Hasil dari dialog tersebut di antaranya Kaltim meminta Pemerintah Pusat memberikan pertimbangan yang berbeda, logis dan faktual berkaitan dengan pelaksanaaan PMK 56 atau kebijakan pemangkasan TKD.
Alasannya karena kontribusi hasil SDA Kaltim yang sangat besar mengisi kantong pendapatan nasional. Selain juga posisi Kaltim yang saat ini semakin strategis dengan ditetapkannya Ibu Kota Nusantara (IKN) di Sepaku, Penajam Paser Utara (PPU).
Sementara itu, peserta dialog juga mendorong dilakukannya optimalisasi PAD dengan mendapatkan sumber penerimaan daerah yang baru, optimalisasi alur Sungai Mahakam, revitalisasi dan maksimalisasi kontribusi perusahaan daerah, pembangunan pelabuhan internasional dan peningkatan investasi.

Sejauh ini Kaltim dan daerah lainnya secara resmi belum mendapat kepastian berapa sebenarnya angka pemangkasan yang diberlakukan Pemerintah Pusat kepada Daerah. “Masih kita tunggu di hari-hari ini,” kata Gubernur HARUM.
Di tengah menunggu kepastian angka TKD 2026, progres perolehan DBH untuk Kaltim 2025 juga terasa seret. Menurut Sri Wahyuni, dalam APBD Perubahan angka DBH dipatok Rp6,97 triliun, namun hingga akhir September 2025 tadi realisasinya baru mencapai Rp3,96 triliun atau sekitar 56,9 persen.

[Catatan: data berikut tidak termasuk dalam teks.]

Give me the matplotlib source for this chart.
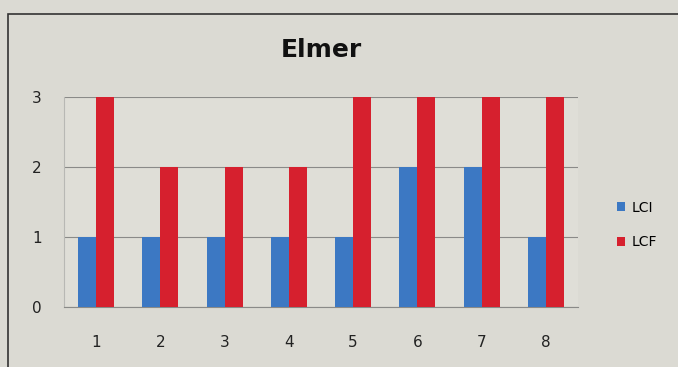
import numpy as np
from matplotlib import pyplot as plt
from matplotlib.patches import Rectangle

CATEGORIES = ['1', '2', '3', '4', '5', '6', '7', '8']
LCI = [1, 1, 1, 1, 1, 2, 2, 1]
LCF = [3, 2, 2, 2, 3, 3, 3, 3]
YTICKS = [0, 1, 2, 3]

BG = '#dbdad3'
BLUE = '#3c78c3'
RED = '#d6202e'

fig = plt.figure(figsize=(6.78, 3.67), dpi=100, facecolor=BG)
ax = fig.add_axes([64 / 678, 1 - 307 / 367, 514 / 678, 210 / 367])
ax.set_facecolor('#dfded7')

x = np.arange(len(CATEGORIES))
w = 0.28
ax.bar(x - w / 2, LCI, w, color=BLUE, label='LCI', zorder=3)
ax.bar(x + w / 2, LCF, w, color=RED, label='LCF', zorder=3)

ax.set_xlim(-0.5, len(CATEGORIES) - 0.5)
ax.set_ylim(0, 3)
ax.set_yticks(YTICKS)
ax.set_xticks(x)
ax.set_xticklabels(CATEGORIES)
ax.yaxis.grid(True, color='#8a8a88', linewidth=0.8, zorder=0)
ax.tick_params(length=0, labelsize=11, colors='#222222')
ax.tick_params(axis='x', pad=20)
ax.tick_params(axis='y', pad=16)
for s in ['top', 'right']:
    ax.spines[s].set_visible(False)
ax.spines['left'].set_color('#b8b8b4')
ax.spines['bottom'].set_color('#8a8a88')

fig.text(0.5 * (64 + 578) / 678, 1 - 50 / 367, 'Elmer', ha='center', va='center',
         fontsize=18, fontweight='bold', color='#111111')

leg = fig.legend(loc='center left', bbox_to_anchor=(604 / 678, 1 - 225 / 367), frameon=False,
                 handlelength=0.6, handleheight=0.6, labelspacing=1.5, handletextpad=0.5,
                 fontsize=10)

# outer chart border
fig.patches.append(Rectangle((8 / 678, -0.1), 1.0, 1 - 14 / 367 + 0.1, transform=fig.transFigure,
                             fill=False, edgecolor='#333333', linewidth=1.2))

fig.savefig('out.png', dpi=100, facecolor=BG)
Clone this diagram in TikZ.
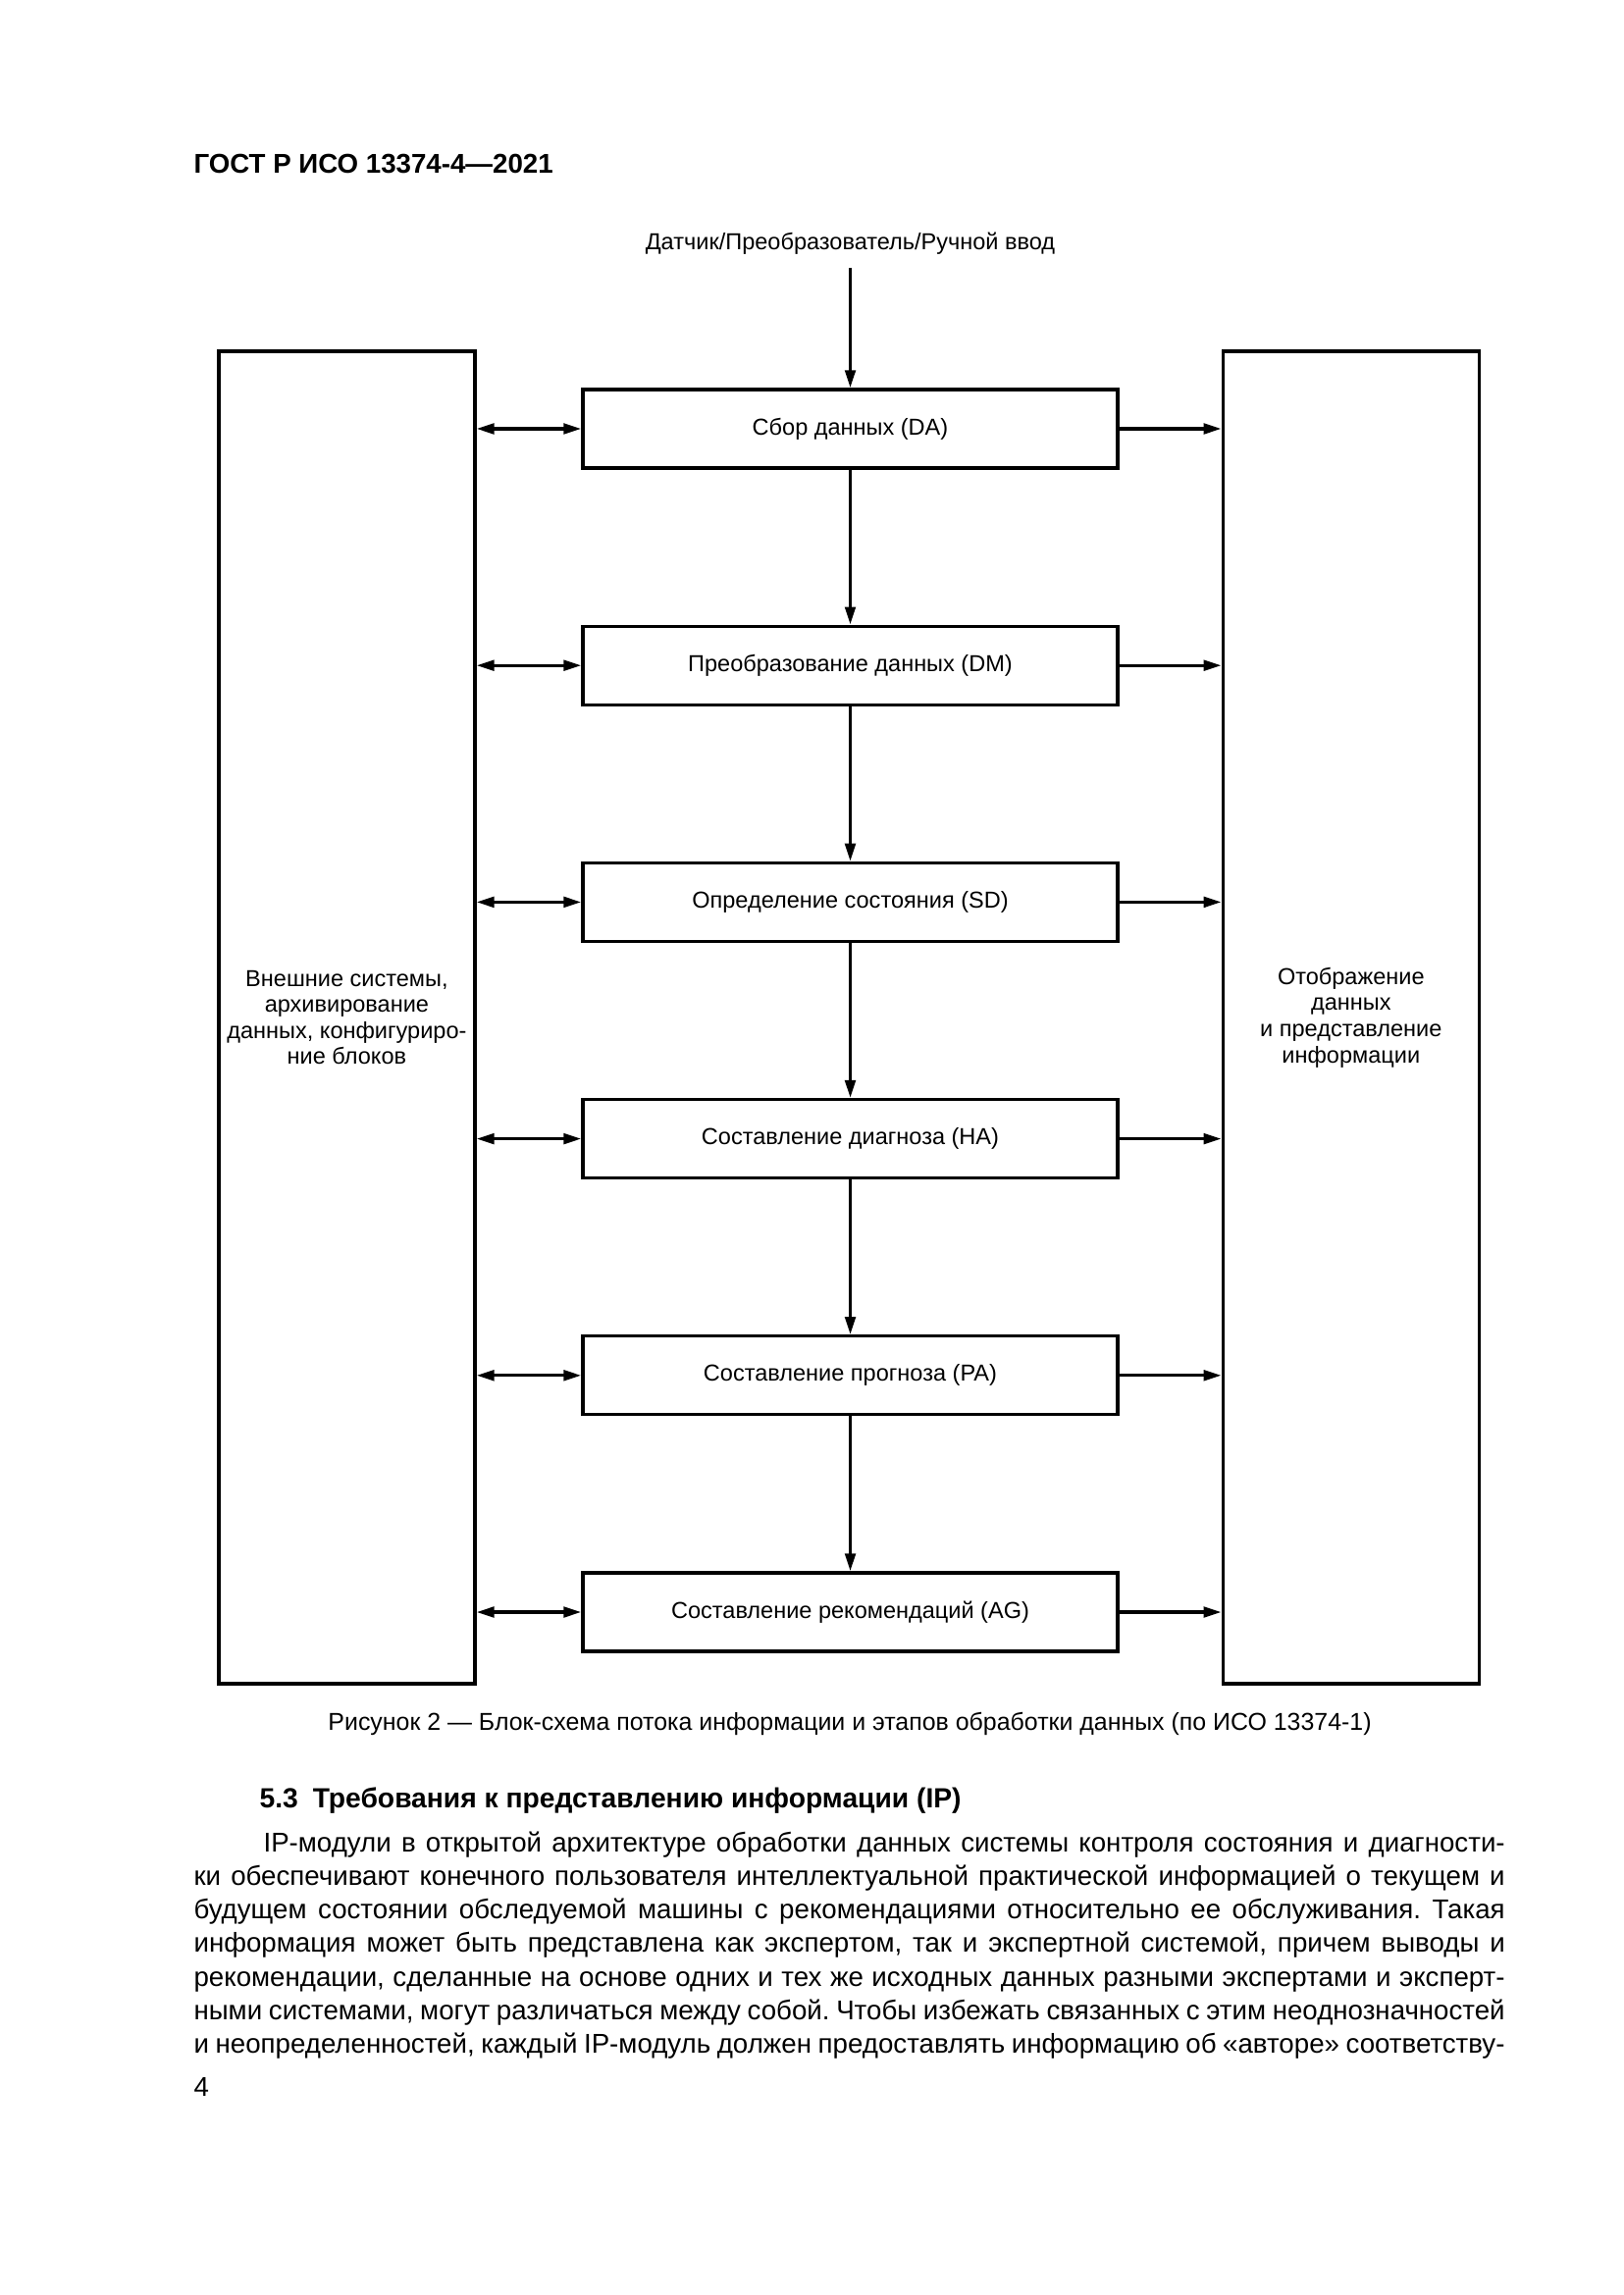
\documentclass[tikz,border=0pt]{standalone}
\usepackage{fontspec}
\setmainfont{Liberation Sans}
\usetikzlibrary{arrows.meta}
\frenchspacing
\begin{document}
\begin{tikzpicture}[x=0.12696mm,y=-0.12696mm,
  stage/.style={draw, line width=1.2pt, minimum width=545*0.12696mm, minimum height=80*0.12696mm, inner sep=0pt, font=\fontsize{8.5}{10}\selectfont},
  side/.style={draw, line width=1.2pt, minimum width=261*0.12696mm, minimum height=1358*0.12696mm, inner sep=0pt, align=center, font=\fontsize{8.5}{9.6}\selectfont},
  tipA/.tip={Triangle[length=6.5pt,width=3.8pt]},
  conn/.style={line width=1.2pt, -tipA},
  biconn/.style={line width=1.2pt, tipA-tipA},
  plain/.style={inner sep=0pt, anchor=base west, font=\fontsize{10}{12}\selectfont},
]
\useasboundingbox (0,0) rectangle (1654,2339);
\fill[white] (0,0) rectangle (1654,2339);

% header
\node[plain, font=\fontsize{10}{12}\selectfont\bfseries] (hdr) at (197,177) {ГОСТ Р ИСО 13374-4—2021};

% source
\node[inner sep=0pt, anchor=base, font=\fontsize{8.5}{10}\selectfont] (src) at (866.5,255) {Датчик/Преобразователь/Ручной ввод};
\coordinate (srcend) at (866.5,273);

% side boxes
\node[side] (L) at (353.4,1037) {Внешние системы,\\архивирование\\данных, конфигуриро-\\ние блоков};
\node[side] (R) at (1376.8,1037) {Отображение\\данных\\и представление\\информации};

% stages
\node[stage] (DA) at (866.5,437) {Сбор данных (DA)};
\node[stage] (DM) at (866.5,678.2) {Преобразование данных (DM)};
\node[stage] (SD) at (866.5,919.4) {Определение состояния (SD)};
\node[stage] (HA) at (866.5,1160.6) {Составление диагноза (HA)};
\node[stage] (PA) at (866.5,1401.8) {Составление прогноза (PA)};
\node[stage] (AG) at (866.5,1643) {Составление рекомендаций (AG)};

% vertical flow
\draw[conn] (srcend) -- (DA.north);
\draw[conn] (DA) -- (DM);
\draw[conn] (DM) -- (SD);
\draw[conn] (SD) -- (HA);
\draw[conn] (HA) -- (PA);
\draw[conn] (PA) -- (AG);

% side connectors
\foreach \s in {DA,DM,SD,HA,PA,AG}{
  \draw[biconn] (\s.west -| L.east) -- (\s.west);
  \draw[conn] (\s.east) -- (\s.east -| R.west);
}

% caption
\node[inner sep=0pt, anchor=base, font=\fontsize{9}{11}\selectfont] (cap) at (866,1763) {Рисунок 2 — Блок-схема потока информации и этапов обработки данных (по ИСО 13374-1)};

% heading
\node[plain, font=\fontsize{10.2}{12}\selectfont\bfseries] (h53) at (264,1842) {5.3\hspace{5.4pt}Требования к представлению информации (IP)};

% paragraph
\node[plain] (p1) at (268,1887) {\makebox[160.604mm][s]{IP-модули в открытой архитектуре обработки данных системы контроля состояния и диагности-}};
\node[plain] (p2) at (197,1921.3) {\makebox[169.619mm][s]{ки обеспечивают конечного пользователя интеллектуальной практической информацией о текущем и}};
\node[plain] (p3) at (197,1955.6) {\makebox[169.619mm][s]{будущем состоянии обследуемой машины с рекомендациями относительно ее обслуживания. Такая}};
\node[plain] (p4) at (197,1989.9) {\makebox[169.619mm][s]{информация может быть представлена как экспертом, так и экспертной системой, причем выводы и}};
\node[plain] (p5) at (197,2024.2) {\makebox[169.619mm][s]{рекомендации, сделанные на основе одних и тех же исходных данных разными экспертами и эксперт-}};
\node[plain] (p6) at (197,2058.5) {\makebox[169.619mm][s]{ными системами, могут различаться между собой. Чтобы избежать связанных с этим неоднозначностей}};
\node[plain] (p7) at (197,2092.8) {\makebox[169.619mm][s]{и неопределенностей, каждый IP-модуль должен предоставлять информацию об «авторе» соответству-}};

% page number
\node[plain] (pg) at (197,2136) {4};
\end{tikzpicture}
\end{document}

Wagub Seno Aji kepada Jurnalborneo.com mengatakan, pihak Pemprov bersama Pemkot dan Pemkab se-Kaltim dalam waktu dekat ini akan ngeluruk ke Kementerian Keuangan (Kemenkeu) di Jakarta untuk meminta kebijakan pemangkasan diberlakukan lebih proporsional.
“Sebagai daerah penghasil devisa besar kita berharap ada perubahan dalam sistem bagi hasil yang lebih adil dan bisa diterima semua daerah,” pungkasnya.
Sebelum tim Pemprov Kaltim “menyerbu” Jakarta, ada sedikit kabar yang menggembirakan. Datangnya dari Purbaya Yudhi Sadewa, Menteri Keuangan yang baru. Dia bilang pemerintah membuka peluang untuk menambah TKD.
“Mungkin akan kita tambah Rp43 triliun untuk semua daerah. Saya pikir cukup. Nanti kita lihat di triwulan pertama tahun depan. Kalau membaik dan uang negara lebih banyak, maka sebagian akan kita transfer lagi ke daerah,” kata Purbaya yang kini populer dengan gaya cowboy-nya.
Tapi Purbaya mengingatkan daerah sekaligus sebagai syarat penambahan TKD. Yaitu penyerapan anggaran di daerah harus baik dan bersih. “Kalau mereka bisa menunjukkan penyerapan yang baik dan bersih, saya bisa merayu atasan saya untuk menambah lebih cepat lagi,” kata Menkeu dalam bahasa agak menggoda.(*)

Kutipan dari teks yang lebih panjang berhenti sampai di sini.